To this day the general public remains clueless to what was, and is, really going on.
Einstein once theorized that just two things seemed infinite: the universe and human stupidity; although he wasn't absolutely positive about the universe. This would seem to support his theory.
Panamanians are not the only ones that have been taken in by this sophisticated con. Even before the Panamanian public was aware of what was afoot, project promoters had apparently wined and dined their way into the hearts of canal clients around the world -- spending money that was not yet theirs to spend -- gaining the confidence of their "clients"; all the while refining the game. Once they got the vote, any questionable conduct there may have been became irrelevant.
The con artists have, for all intents, won the game.
It would seem that these new canal owners see no need to bother with maximizing efficency to make more money, as to get more they need only tighten the squeeze on Joe Public, who will not be able to do a thing against their monopoly. Nor do they project a need to responsibly minimize the canal's load on the environment, as impacts to it probably won't become a problem until after they are dead.

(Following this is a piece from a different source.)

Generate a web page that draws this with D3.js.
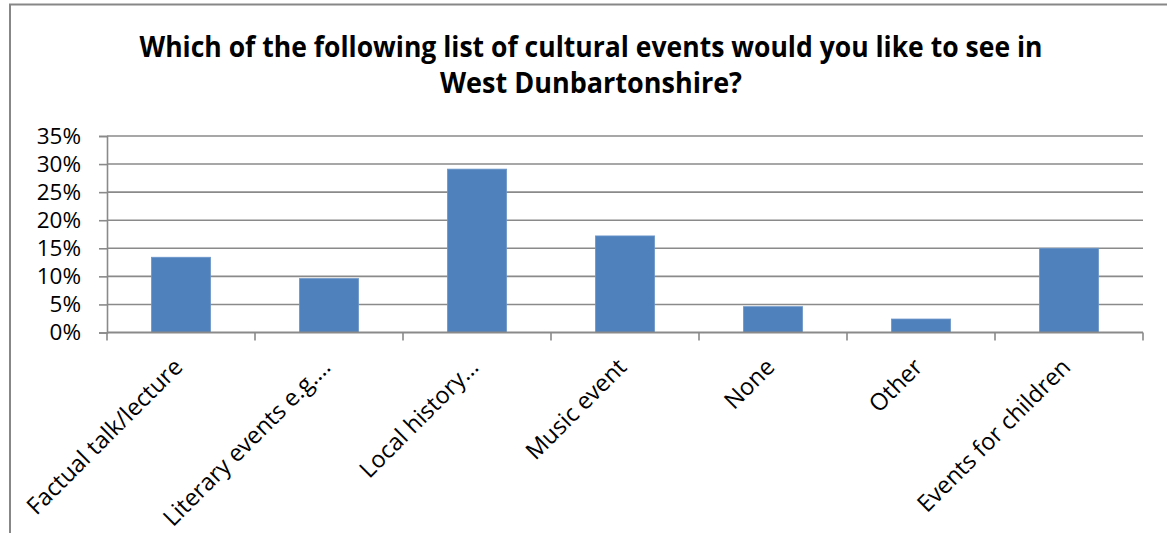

They will undoubtedly improve details that threaten to delay the flow of money into waiting pockets, but not likely ones negatively effecting efficiency and/or the environment.
That is, unless those using the waterway or those bearing the ultimate costs -- Joe Public -- take action now to change the outcome.
While improving the canal for the benefit of future generations appears irrelevant to their goal (which seemingly is to get very rich, very quick, and die happy), a good time to put a stop to the con would be now -- before it becomes virtually impossible once cast in concrete!
However, as the canal's new owners likely see it, their monopoly will not be challenged in their lifetime, so they are sitting pretty. Disasters left to future generations are of no concern. They are takers, and they are taking us all to the proverbial cleaners.
The con that beats all cons has been run, having successfully used public funds to fleece suckers the world over.
This historical feat will live forever in infamy.